Nature's Challenge to Free Will

Nature's Challenge to Free Will book cover

Nature's Challenge to Free Will

Author(s): Bernard Berofsky (Author)

  • Publisher: OUP Oxford
  • Publication Date: 5 Jan. 2012
  • Language: English
  • Print length: 290 pages
  • ISBN-10: 0199640017
  • ISBN-13: 9780199640010

Book Description

Hardly any attempt to come to grips with the classical problem of free will and determinism directly addresses the metaphysical vision driving the concerns of those who believe that a significant sort of free will cannot exist in a deterministic world. According to this vision of such a world, all events, including human decisions and actions, take place as they must because the world is governed by necessity. Most philosophers who believe that free will is possible in a deterministic world ignore this root position, often regarding it as sufficient to cite considerations about moral responsibility, human agency, or the prerequisites for a society.

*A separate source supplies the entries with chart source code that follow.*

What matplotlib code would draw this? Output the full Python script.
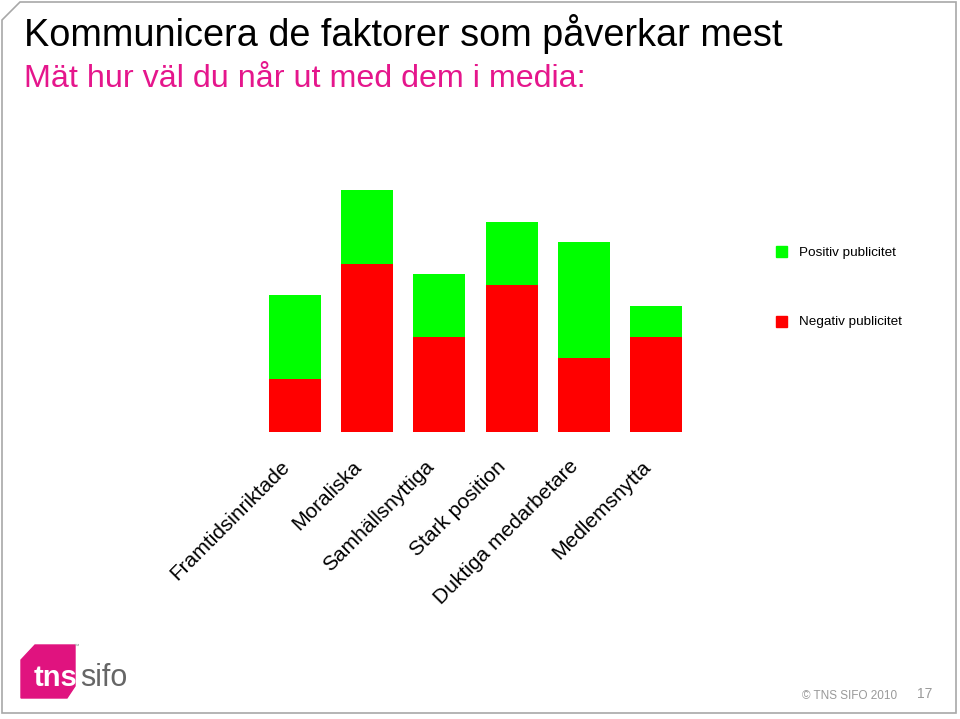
import matplotlib.pyplot as plt
import matplotlib.patches as mpatches
import matplotlib.transforms as mtransforms
import numpy as np

plt.rcParams['font.family'] = ['Liberation Sans', 'DejaVu Sans']

categories = ['Framtidsinriktade', 'Moraliska', 'Samhällsnyttiga',
              'Stark position', 'Duktiga medarbetare', 'Medlemsnytta']
negativ = [26.5, 84, 47.5, 73.5, 37, 47.5]
positiv = [42, 37, 31.5, 31.5, 58, 15.5]

W, H = 960, 719


def px(x, y):
    # pixel position (from top-left) -> figure fraction
    return (x / W, 1 - y / H)


fig = plt.figure(figsize=(9.6, 7.19), dpi=100)

# slide frame
frame = [px(2, 20), px(20, 2), px(956, 2), px(956, 713), px(2, 713)]
fig.patches.append(mpatches.Polygon(frame, closed=True, fill=False,
                                    edgecolor='#a8a8a8', linewidth=1.2,
                                    transform=fig.transFigure))

# titles
fig.text(*px(24, 46), 'Kommunicera de faktorer som påverkar mest',
         fontsize=27.3, color='black', va='baseline')
fig.text(*px(24, 87), 'Mät hur väl du når ut med dem i media:',
         fontsize=23.2, color='#e5168c', va='baseline')

# chart
ax = fig.add_axes([258.9 / W, 1 - 432 / H, 433.2 / W, 242 / H])
x = np.arange(len(categories))
ax.bar(x, negativ, width=0.72, color='#ff0000', label='Negativ publicitet')
ax.bar(x, positiv, width=0.72, bottom=negativ, color='#00ff00',
       label='Positiv publicitet')
ax.set_xlim(-0.5, len(categories) - 0.5)
ax.set_ylim(0, 121)
ax.set_yticks([])
ax.set_xticks(x)
ax.set_xticklabels(categories, rotation=45, ha='right',
                   rotation_mode='anchor', fontsize=15)
ax.tick_params(axis='x', length=0, pad=18)
shift = mtransforms.ScaledTranslation(-15 / 100, 0, fig.dpi_scale_trans)
for lab in ax.get_xticklabels():
    lab.set_transform(lab.get_transform() + shift)
for s in ax.spines.values():
    s.set_visible(False)

# legend (drawn by hand to match the slide)
fig.patches.append(mpatches.Rectangle(px(776, 257), 11 / W, 11 / H,
                                      color='#00ff00', transform=fig.transFigure))
fig.text(*px(799, 253), 'Positiv publicitet', fontsize=9.7, va='center')
fig.patches.append(mpatches.Rectangle(px(776, 327), 11 / W, 11 / H,
                                      color='#ff0000', transform=fig.transFigure))
fig.text(*px(799, 322), 'Negativ publicitet', fontsize=9.7, va='center')

# logo
logo = [px(21, 660), px(35, 645), px(75, 645), px(75, 686), px(67, 698), px(21, 698)]
fig.patches.append(mpatches.Polygon(logo, closed=True, color='#e0137f',
                                    transform=fig.transFigure))
fig.text(*px(34, 686), 'tns', fontsize=21, color='white', va='baseline',
         fontweight='bold')
fig.text(*px(80, 686), 'sifo', fontsize=22, color='#666666', va='baseline')
fig.text(*px(74, 646), '™', fontsize=4, color='#888888', va='center')

# footer
fig.text(*px(802, 696), '© TNS SIFO 2010', fontsize=8.5, color='#999999', va='center')
fig.text(*px(917, 694), '17', fontsize=10, color='#999999', va='center')

fig.savefig('out.png', dpi=100)
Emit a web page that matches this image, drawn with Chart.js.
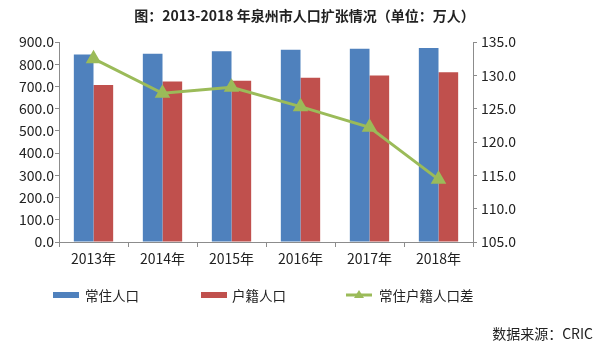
<!DOCTYPE html>
<html>
<head>
<meta charset="utf-8">
<script src="https://cdn.jsdelivr.net/npm/chart.js@4"></script>
<style>
  html, body { margin: 0; padding: 0; background: #fff; }
  body { width: 609px; height: 348px; position: relative; overflow: hidden;
         font-family: "Noto Sans CJK SC", "Noto Sans", sans-serif; color: #222; }
  #wrap { position: absolute; left: 0; top: 0; width: 609px; height: 348px; }
  .title { position: absolute; left: 0; width: 609px; top: 5px; text-align: center;
           font-size: 14px; font-weight: bold; line-height: 20px; }
  .source { position: absolute; right: 16px; top: 323px; font-size: 14px; line-height: 20px; }
  .lg { position: absolute; top: 285px; height: 20px; line-height: 20px; font-size: 13.5px; }
  .sw { position: absolute; top: 292px; height: 6px; width: 26px; }
</style>
</head>
<body>
<div id="wrap"><canvas id="chart" width="609" height="348"></canvas></div>
<div class="title">图：2013-2018 年泉州市人口扩张情况（单位：万人）</div>
<div id="legend"></div>
<div class="source">数据来源：CRIC</div>
<script>
const years = ['2013年', '2014年', '2015年', '2016年', '2017年', '2018年'];
const resident = [844, 847, 858, 865, 870, 873];      // 常住人口
const registered = [707, 722, 726, 739, 749, 764];    // 户籍人口
const gap = [132.5, 127.3, 128.2, 125.3, 122.2, 114.4]; // 常住户籍人口差

const BLUE = '#4F81BD';
const RED = '#C0504D';
const GREEN = '#9BBB59';
const AXIS = '#8c8c8c';
const FONT = '"Noto Sans CJK SC", "Noto Sans", sans-serif';

new Chart(document.getElementById('chart'), {
  type: 'bar',
  data: {
    labels: years,
    datasets: [
      {
        label: '常住人口',
        data: resident,
        backgroundColor: BLUE,
        categoryPercentage: 0.57,
        barPercentage: 1.0,
        order: 1
      },
      {
        label: '户籍人口',
        data: registered,
        backgroundColor: RED,
        categoryPercentage: 0.57,
        barPercentage: 1.0,
        order: 1
      },
      {
        type: 'line',
        label: '常住户籍人口差',
        data: gap,
        yAxisID: 'y1',
        borderColor: GREEN,
        backgroundColor: GREEN,
        borderWidth: 3,
        pointStyle: 'triangle',
        pointRadius: 6,
        pointBackgroundColor: GREEN,
        pointBorderColor: GREEN,
        tension: 0,
        order: 0
      }
    ]
  },
  options: {
    responsive: false,
    animation: false,
    layout: { padding: { top: 42, left: 0, right: 0, bottom: 76 } },
    plugins: {
      legend: { display: false },
      tooltip: { enabled: false }
    },
    scales: {
      x: {
        grid: { offset: true, drawOnChartArea: false, drawTicks: true, tickLength: 5, color: AXIS },
        border: { color: AXIS },
        ticks: { color: '#222', font: { family: FONT, size: 14 }, padding: 3 },
        afterFit: s => { s.height = 30; }
      },
      y: {
        min: 0, max: 900,
        ticks: {
          stepSize: 100, color: '#222', padding: 1,
          font: { family: FONT, size: 14 },
          callback: v => v.toFixed(1)
        },
        grid: { drawOnChartArea: false, tickLength: 4, color: AXIS },
        border: { color: AXIS },
        afterFit: s => { s.width = 59; }
      },
      y1: {
        position: 'right',
        min: 105, max: 135,
        ticks: {
          stepSize: 5, color: '#222', padding: 4,
          font: { family: FONT, size: 14 },
          callback: v => v.toFixed(1)
        },
        grid: { drawOnChartArea: false, tickLength: 4, color: AXIS },
        border: { color: AXIS },
        afterFit: s => { s.width = 136; }
      }
    }
  }
});

// legend
const legendItems = [
  { text: '常住人口', color: BLUE, x: 53, tx: 85, kind: 'box' },
  { text: '户籍人口', color: RED, x: 201, tx: 232, kind: 'box' },
  { text: '常住户籍人口差', color: GREEN, x: 346, tx: 379, kind: 'line' }
];
const legend = document.getElementById('legend');
legendItems.forEach(item => {
  if (item.kind === 'box') {
    const sw = document.createElement('div');
    sw.className = 'sw';
    sw.style.left = item.x + 'px';
    sw.style.background = item.color;
    legend.appendChild(sw);
  } else {
    const ns = 'http://www.w3.org/2000/svg';
    const svg = document.createElementNS(ns, 'svg');
    svg.setAttribute('width', '28');
    svg.setAttribute('height', '14');
    svg.style.position = 'absolute';
    svg.style.left = item.x + 'px';
    svg.style.top = '288px';
    svg.innerHTML =
      '<line x1="0" y1="7" x2="26" y2="7" stroke="' + item.color + '" stroke-width="3"/>' +
      '<polygon points="13,2 18,10 8,10" fill="' + item.color + '"/>';
    legend.appendChild(svg);
  }
  const t = document.createElement('div');
  t.className = 'lg';
  t.style.left = item.tx + 'px';
  t.textContent = item.text;
  legend.appendChild(t);
});
</script>
</body>
</html>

Bernard Berofsky addresses that metaphysical picture directly. Nature’s Challenge to Free Will offers an original defense of Humean Compatibilism. A Humean Compatibilist bases the belief in the compatibility of free will and determinism on David Hume’s view that laws do not affirm the existence of necessary connections in nature. Berofsky offers a new formulation of Hume’s position, given that, until now, there has been no acceptable version. His conclusion that free will is compatible with determinism is based as well upon a defense of the existence of psychological laws as autonomous relative to physical laws. He rejects appeals to the unalterability of laws (as in the Consequence Argument) on the grounds that this principle fails for psychological laws. Efforts to bypass this result by trying to establish that all laws are reducible to physical laws or that psychological states supervene on physical states are shown to fail. Berofsky concludes that the existence of free will as self-determination together with the power of genuine choice is not threatened even if we live in a deterministic world.

Editorial Reviews

Review

In this rich and powerful book, Bernard Berofsky defends Humean compatibilism about free will and determinism, the view that freedom is compatible with determinism because the only reason to believe otherwise is based on the false metaphysics of necessitarianism . . . I recommend the book highly. Incompatibilists should take note. ― David Palmer, Mind

Bernard Berofsky has provided a rich and densely argued defence of Humean compatibilism … Berofsky’s approach to these topics brings together work in philosophy of science and metaphysics with the philosophy of action. Drawing on these areas allows him to defend an overlooked theory with rigor, and in the process provide positive contributions to discussions of laws and the philosophy of science. ― Christopher Richards, The Review of Metaphysics

a sophisticated and technical argument for compatibilism . . . Berofsky addresses intelligently a vast assortment of ideas and arguments. ― S. P. Schwartz, Choice

admirable, rigorously argued, and thoroughly researched . . . This rich and appealing work, refreshingly focusing on aspects of, or elements that bear on, the free will debate that have been insufficiently addressed, deserves, and will undoubtedly attract close critical scrutiny. ― Ishtiyaque Haji, Notre Dame Philosophical Reviews

Book Description

Presents original theories of free will and the laws of nature

About the Author

Bernard Berofsky is Professor of Philosophy at Columbia University. He completed his PhD at Columbia University, and has held positions at the University of Michigan and Vassar College. Since 1970 he has been editor of the Journal of Philosophy. Berofsky is the author of Liberation from Self: A Theory of Personal Autonomy (Cambridge, 1995), Freedom from Necessity: The Metaphysical Basis of Responsibility (Routledge, 1987), Determinism (Princeton, 1971), and the editor of Free Will and Determinism (Harper & Row, 1966).